3- Tazminat hakkınızı kullanın: Yasaya aykırı eylem / eylemsizlik nedeniyle maddi zarar görmüş olabilirsiniz. Çeki gününde yazdıramadığınız için kambiyo senedi vasfını yitirebilir, tapuda ilgili işlemi yaptıramadığınız için müvekkiliniz sizinle çalışmayı bırakabilir, işlemin zamanında gerçekleşmemesi nedeniyle taraflardan biri işlemden (Örneğin satış) vazgeçebilir ve bu durum da vekalet ücreti kaybetmenize sebebiyet verebilir.

Manevi tazminat talep edilip edilemeyeceği yönünde görüş ayrılığı mevcuttur. Ancak bize göre ilgilinin, avukatlık kimliğini kaydadeğer bir evrak olarak görmemesi, avukatlık mesleğinin saygınlığına, itibarına zarar verecek nitelikte bir tutum / davranış sayılmalı ve böyle bir durumda, uygun miktarda manevi tazminat da talep edilebilmelidir.

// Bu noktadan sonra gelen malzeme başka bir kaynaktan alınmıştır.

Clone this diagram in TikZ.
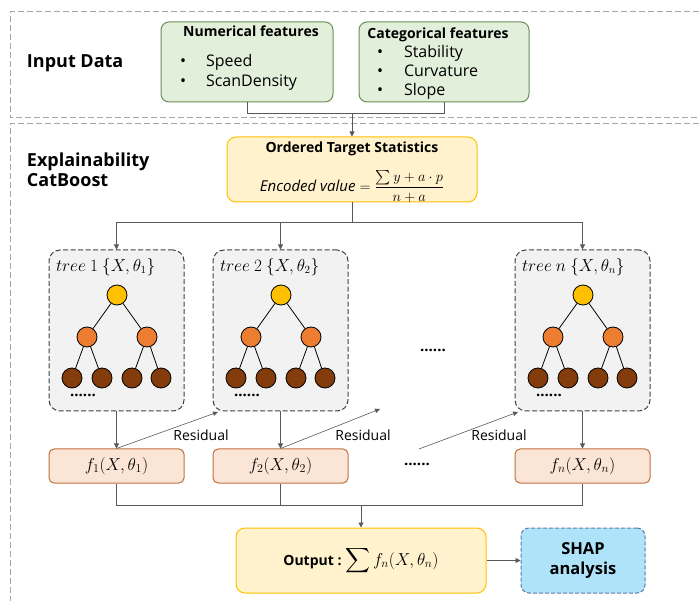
\documentclass[tikz,border=0pt]{standalone}
\usepackage{amsmath}
\usepackage{fontspec}
\setmainfont{Open Sans}
\usetikzlibrary{arrows.meta}
\definecolor{outerdash}{HTML}{A6A6A6}
\definecolor{cline}{HTML}{595959}
\definecolor{greenfill}{HTML}{E2EFDA}
\definecolor{greenline}{HTML}{6B8E5A}
\definecolor{yelfill}{HTML}{FFF2CC}
\definecolor{yelline}{HTML}{FFC000}
\definecolor{treefill}{HTML}{F2F2F2}
\definecolor{treeline}{HTML}{404040}
\definecolor{rootc}{HTML}{FFC000}
\definecolor{midc}{HTML}{ED7D31}
\definecolor{leafc}{HTML}{843C0C}
\definecolor{ffill}{HTML}{FBE5D6}
\definecolor{fline}{HTML}{C0703C}
\definecolor{shapfill}{HTML}{AEE3FA}
\definecolor{shapline}{HTML}{5B7BA6}
\newcommand{\fs}[1]{\fontsize{#1}{#1}\selectfont}
\newcommand{\mytree}[2]{%
  \node[rootn] (#1r) at (#2+68,295) {};
  \node[midn] (#1a) at (#2+38,337) {};
  \node[midn] (#1b) at (#2+98,337) {};
  \node[leafn] (#1c) at (#2+23,378) {};
  \node[leafn] (#1d) at (#2+53,378) {};
  \node[leafn] (#1e) at (#2+83,378) {};
  \node[leafn] (#1f) at (#2+112,378) {};
  \draw[edge] (#1r) -- (#1a);
  \draw[edge] (#1r) -- (#1b);
  \draw[edge] (#1a) -- (#1c);
  \draw[edge] (#1a) -- (#1d);
  \draw[edge] (#1b) -- (#1e);
  \draw[edge] (#1b) -- (#1f);
  \node[dotsn] (#1g) at (#2+34,395) {......};
}
\begin{document}
\begin{tikzpicture}[x=1pt,y=-1pt,
  lbl/.style={inner sep=0,outer sep=0},
  conn/.style={draw=cline,line width=0.8pt},
  arr/.style={conn,-{Triangle[length=5pt,width=5pt]}},
  resid/.style={draw=cline,line width=0.6pt,-{Triangle[length=5pt,width=4.5pt]}},
  outerbox/.style={draw=outerdash,line width=1pt,dash pattern=on 6pt off 3pt},
  greenbox/.style={draw=greenline,fill=greenfill,rounded corners=8pt,line width=1pt,inner sep=0,minimum height=80pt},
  yelbox/.style={draw=yelline,fill=yelfill,rounded corners=9pt,line width=1pt,inner sep=0,minimum width=250pt,minimum height=65pt},
  treebox/.style={draw=treeline,fill=treefill,rounded corners=11pt,line width=1pt,dash pattern=on 5pt off 2.5pt,inner sep=0,minimum width=135pt,minimum height=161pt},
  fbox/.style={draw=fline,fill=ffill,rounded corners=5pt,line width=1pt,inner sep=0,minimum width=135pt,minimum height=34pt,font=\fs{16.5}},
  rootn/.style={circle,draw=black,fill=rootc,line width=0.8pt,minimum size=20pt,inner sep=0},
  midn/.style={circle,draw=black,fill=midc,line width=0.8pt,minimum size=20pt,inner sep=0},
  leafn/.style={circle,draw=black,fill=leafc,line width=0.8pt,minimum size=20pt,inner sep=0},
  edge/.style={draw=black,line width=0.8pt},
  dotsn/.style={lbl,font=\fs{15}\bfseries},
  head/.style={lbl,font=\fs{18}\bfseries,anchor=base west},
  bul/.style={lbl,font=\fs{16},anchor=base west},
  ttl/.style={lbl,font=\fs{14}\bfseries,anchor=base},
  tlabel/.style={lbl,font=\fs{16},anchor=west}
]
\useasboundingbox (0,0) rectangle (699,601);
% outer dashed frames
\draw[outerbox] (699,12) -- (10,12) -- (10,118) -- (699,118);
\draw[outerbox] (699,124) -- (10,124) -- (10,601);
% section titles
\node[head] (inp) at (27,68) {Input Data};
\node[head] (expl) at (27,167) {Explainability};
\node[head] (catb) at (27,187) {CatBoost};
% input boxes
\node[greenbox,minimum width=172pt] (num) at (247,62) {};
\node[ttl] (numt) at (251,37) {Numerical features};
\node[bul] (numb1) at (180,67) {•};
\node[bul] (nums) at (206,67) {Speed};
\node[bul] (numb2) at (180,87) {•};
\node[bul] (numd) at (206,87) {ScanDensity};
\node[greenbox,minimum width=170pt] (cat) at (444,62) {};
\node[ttl] (catt) at (438,39) {Categorical features};
\node[bul] (catb1) at (377,58) {•};
\node[bul] (cats) at (404,58) {Stability};
\node[bul] (catb2) at (377,77) {•};
\node[bul] (catc) at (404,77) {Curvature};
\node[bul] (catb3) at (377,96) {•};
\node[bul] (catl) at (404,96) {Slope};
% ordered target statistics
\node[yelbox] (ots) at (352,169.5) {};
\node[ttl] (otst) at (352,153) {Ordered Target Statistics};
\node[lbl,font=\fs{15}] (otsf) at (352,186.5) {$\mathit{Encoded\ value}=\dfrac{\sum y+a\cdot p}{n+a}$};
% connectors top
\coordinate (j1) at (352,113);
\coordinate (j2) at (352,222);
\draw[conn] (num.south) |- (j1);
\draw[conn] (cat.south) |- (j1);
\draw[arr] (j1) -- (ots.north);
\draw[conn] (ots.south) -- (j2);
% trees
\node[treebox] (tree1) at (116.5,330.5) {};
\node[treebox] (tree2) at (280.5,330.5) {};
\node[treebox] (treen) at (582.5,330.5) {};
\node[tlabel] (tl1) at (56,267) {$tree\ 1\ \{X,\theta_1\}$};
\node[tlabel] (tl2) at (220,267) {$tree\ 2\ \{X,\theta_2\}$};
\node[tlabel] (tln) at (522,267) {$tree\ n\ \{X,\theta_n\}$};
\mytree{ta}{49}
\mytree{tb}{213}
\mytree{tc}{515}
\node[dotsn] (tdots) at (433,350) {......};
\draw[arr] (j2) -| (tree1.north);
\draw[arr] (j2) -| (tree2.north);
\draw[arr] (j2) -| (treen.north);
% f boxes
\node[fbox] (f1) at (116.5,466) {$f_1(X,\theta_1)$};
\node[fbox] (f2) at (280.5,466) {$f_2(X,\theta_2)$};
\node[fbox] (fn) at (582.5,466) {$f_n(X,\theta_n)$};
\node[dotsn] (fdots) at (417,464) {......};
\draw[arr] (tree1.south) -- (f1.north);
\draw[arr] (tree2.south) -- (f2.north);
\draw[arr] (treen.south) -- (fn.north);
% residuals
\coordinate (r1) at (218,412);
\coordinate (r2) at (380,409);
\coordinate (r3s) at (419,449);
\coordinate (r3e) at (518,412);
\draw[resid] (f1.north) -- (r1);
\draw[resid] (f2.north) -- (r2);
\draw[resid] (r3s) -- (r3e);
\node[lbl,font=\fs{14}] (res1) at (201,435) {Residual};
\node[lbl,font=\fs{14}] (res2) at (363,435) {Residual};
\node[lbl,font=\fs{14}] (res3) at (499,435) {Residual};
% output
\node[yelbox] (out) at (361,560.5) {};
\node[lbl] (outt) at (361,561) {\fs{14}\bfseries Output :\ \fontsize{18}{18}\selectfont$\displaystyle\sum f_n(X,\theta_n)$};
\node[draw=shapline,fill=shapfill,rounded corners=8pt,line width=1pt,dash pattern=on 4pt off 2pt,inner sep=0,minimum width=124pt,minimum height=65pt,align=center,font=\fontsize{16.5}{20}\selectfont\bfseries] (shap) at (583,560.5) {SHAP\\analysis};
\coordinate (j3) at (361,505);
\draw[conn] (f1.south) |- (j3);
\draw[conn] (f2.south) |- (j3);
\draw[conn] (fn.south) |- (j3);
\draw[arr] (j3) -- (out.north);
\draw[arr] (out.east) -- (shap.west);
\end{tikzpicture}
\end{document}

Avukatlar olarak bizlere düşen görev, kimliğin bu gücünü kullanmaktan imtina etmeyip, ilgili kurumları, kendi iç yönetmeliklerinde değişiklik yapmaya zorlamak olmalıdır. Bu hususta baroların da üzerlerine düşeni yapmaları gerekmektedir.

Kararlı duruş sergilendiğinde, ilgili düzenlemelerin yapılacağı düşüncesindeyiz.